One of the things I noticed right off the bat was how limiting my conversations with my parents had become. In high school, after school rattling off about my day, friends, and classes was an easy 30-min debriefing.
However, now, my parents found my new schedule—8 a.m. class,10 a.m. nap, noon, lunch, 1 p.m. class—odd, they didn’t know any of my friends, and the classes I was taking were almost as foreign as my new taste in music and art.
In other words, they didn’t know me anymore and I really didn’t haven’t the energy to get them up to speed.
Another thing that stuck out was how little they altered their schedules to my time home. After the holidays my parents were back at work as if my month long winter break didn’t count or wasn’t important enough to warrant a vacation.
Days at a time I’d find myself pacing the house looking for something to do (this was pre-cell phones and dial-up internet, bear with me). My
dorm friends were time zones away, and some of my high school friends were either too busy or we’d lost touch.
Home as I knew it now was boring, my parents’ fashion taste was dated, and despite the endless supply of food and easy access to a kitchen and washing my laundry for free, for the first time in my existence I wanted to be back in school more than I wanted to be on break.
I’ve thought a lot about this period in my life this past semester.
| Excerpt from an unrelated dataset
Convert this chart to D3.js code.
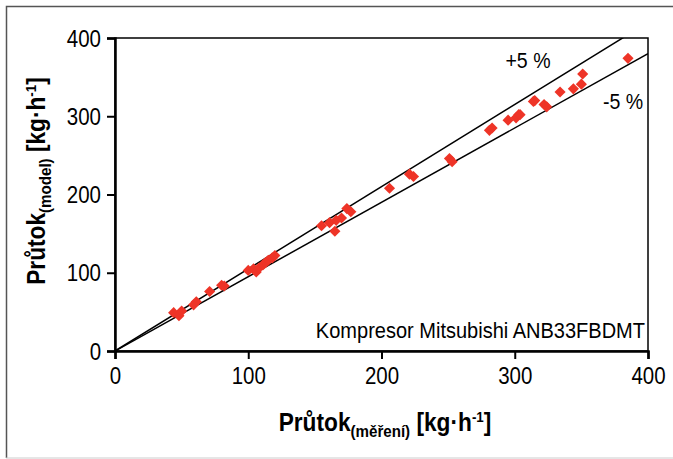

Almost daily many of my mostly 11th and 12th grade students ask me dozens of questions about what college was like and any tips or words of wisdom.
They know I’m in graduate school now so when they start whining about their essays or upcoming projects I show them my syllabi and they quickly zip it.
I tell them the truth about what I remember about my college years. Technology wise there are a lot of differences between then and now, but generally speaking, there are a lot of similarities.
Emotions and relationships evolve the most over a lifetime and they take decades to cultivate and can sometimes take only moments to demolish.
This past year I’ve made a point to talk to some undergrads to see what they’ve noticed about returning home for the first time and/or the
dynamics of their relationships with their family in the process.
Interestingly enough, they’re responses and experiences have been very similar to mine. “It’s just…weird,” several have said, echoing my sentiment with an equally awkward feeling as they say it.
Going home for the holidays isn’t at all what Hallmark or Hollywood presents. It’s strange and sometimes lonely and generally out of place as we navigate our journeys outside the nest these first years.
The good thing about winter break is that half of it is dedicated to holidays, and half of it is a combination of sleeping and reflection so the discomfort only lasts a couple of weeks even though it may certainly feel like an eternity.
What’s most important through this homeward bound visit is that the change you see and feel is normal. Your parents haven’t replaced or forgotten about you. You’re not a freak for feeling like you’ve outgrown their house.
And it’s okay to secretly count down the days till you can get back to campus so you can start living your life again.
Only difference? When spring semester begins, you’ll likely be more grateful of your college crew, more sure of yourself and your ambitions, and more ready to hit the books (okay, maybe that last one’s just a me thing).